The b4, Nb3-c5 maneuver in the exchange caro-kann

Zenchess
Zenchess
Nov 5, 2007, 12:00 AM |
5 | Middlegame

Today I'd like to discuss a maneuver I do often in my caro-kann chess games.  It takes place in the exchange variation of the caro-kann.  I learned of this maneuver when talking to some random person on a chess server many years ago.  He was quite confident in his ability to win against the caro-kann in this variation. 

 

 

 

 

 I first began playing this variation (the exchange variation) when I read about it in the book 'Best Lessons of  Chess Coach' by Sunil Weeramantry.  Interestingly enough, I actually saw Sunil Weeramantry at the 2000 world open.  Me and a previous student of his, Joshua Goldstein, were walking around and we ran into him.  Joshua remembered him after a great many years (he was around 20 at the time, and last received lessons from sunil when he was around 6 or 7.).  Sunil didn't remember Josh, but after Josh told him his name he got excited and offered to look up records of Josh's rating.  Josh declined, since he didn't really care that much unfortunately.  Josh's chess career is tragic, but I'll save that for another time.  

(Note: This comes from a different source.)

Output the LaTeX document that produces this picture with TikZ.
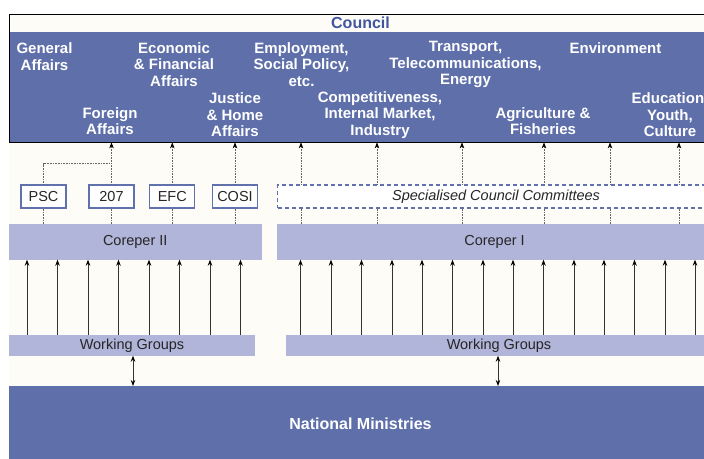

 To start with, I'll show you a game I played recently in this variation.  It shows the Nb3- c5 maneuver (after b4 has been played).  This maneuever seems to be very good.  It locks down the queenside, where black is trying to get counterplay, and outposts a knight on a great square, c5.  Perhaps the knight is not so great on c5, but we can discuss that later.  Now, here's the game:

 On move 17 white finishes the knight the formation:  pawn b4 c3 d4 knight c5

Notice that even though white has a 'backward' pawn, the knight being on c5 completely covers that up and negates any negative aspect of having a backwards pawn.  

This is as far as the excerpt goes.